ユーザー自身が課題解決を実感できる機能開発を目指して
──Sansan Labsで公開されている機能例を教えていただけますか。
直近では2024年7月に公開した「AI人物プロフィール」があります。これは企業名と氏名を入力するだけで、AIがWeb上の情報を収集し、商談相手の経歴や仕事内容を要約する機能です。営業の方は商談に行く前に、商談相手の情報を検索して収集すると思うのですが、その作業時間を短縮したいという社内のインサイドセールスや営業の担当者、そして多くのユーザーさんの要望から生まれました。
──どんなところを工夫されましたか。
ヒアリングするなかで「名字だけしか分からないことがある」という声があったので、名字だけで検索しても候補者をサジェストするようにしました。あとは、生成AIの処理にはどうしても時間がかかるので、当初は「表示までに2~3分かかります」と記載してしのごうと思っていたのですが、社内で検証するなかで「待ち時間が長すぎて、そんなに待てない」と言われてしまったんですね。そこで、生成AIに渡すタスクを分割して、処理が終わったものから少しずつ情報が表示されるようにすることで、待ち時間の体感を短くしました。
──実際の開発も西田さんのチーム内で行われているのですか。
そうです。Sansan Labsでは、私に加え、アプリを開発する機械学習エンジニアやデータサイエンティストのメンバーが1名とデザイナー1~2名の体制で機能開発することが多いです。ソフトウェアエンジニアはいません。すべてPythonで機能開発できるよう、2022年に基盤を整えたんです。デザインに関してもFigmaでコンポーネント化してあるので、たいていリリースまでに1か月ほどしかかかりません。
──なるほど。Sansan Labsでは他にも「AI企業検索」や「議事録メーカー」など生成AIを活用した機能を実装されていますが、生成AIを活用したプロダクト開発に関して、難しさを感じることはありませんか。

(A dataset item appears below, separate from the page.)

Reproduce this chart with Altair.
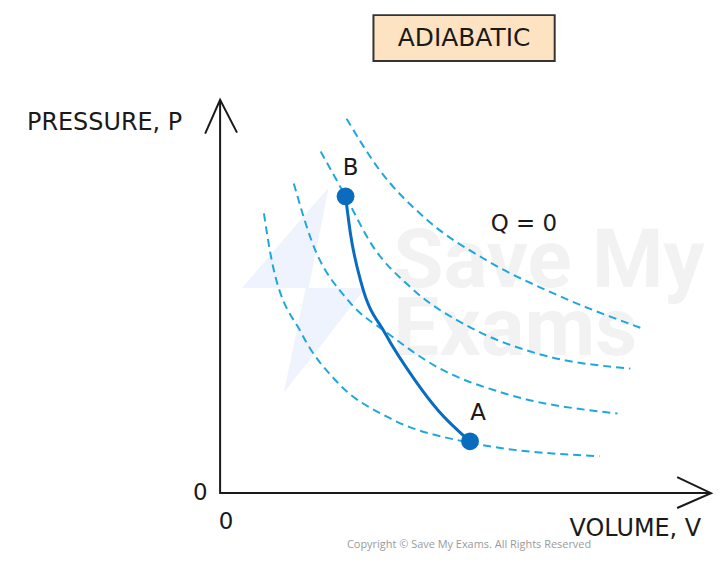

生成AIを活用したプロダクト開発では、アウトプットに対する評価がすごく難しいと感じています。生成AIの回答には、どうしても不確実性が伴いますよね。ハルシネーションのようなリスクをどこまで許容するのかという問題もあります。社内検証していると、次から次へと「うまくいかない」というフィードバックが来るのですが、それらすべてに対応していると、いつまで経ってもリリースできないうえに、1つ対応したことによってまた別の問題が出てくることもある。そのため、私のチームでは評価データセットをあらかじめ用意しておき、「この基準をクリアしたら、もうリリースしよう」と最終判断できるようにしています。
──最後に、今後チャレンジしていきたいことをお聞かせください。
Sansanには「Lead the customer」というバリューがあります。今、私はプロダクトマネジメントを学びながら、ユーザーのビジネス課題を解決する役割を担っていますが、本当にそこまでたどり着くには、ユーザーがちゃんと機能を使いこなせるようになるところまで手を広げる必要があると感じています。
そこで最近では、Sansan LabsのメンバーとSansanのユーザーコミュニティのメンバーで協力して、「Sansan User Meetup ~Sansan×AI活用について語る会~」を定期開催するようになりました。このコミュニティの中で、ユーザーが課題解決できたと感じられる体験をつくっていきたい。それを私の次のチャレンジにしたいと考えています。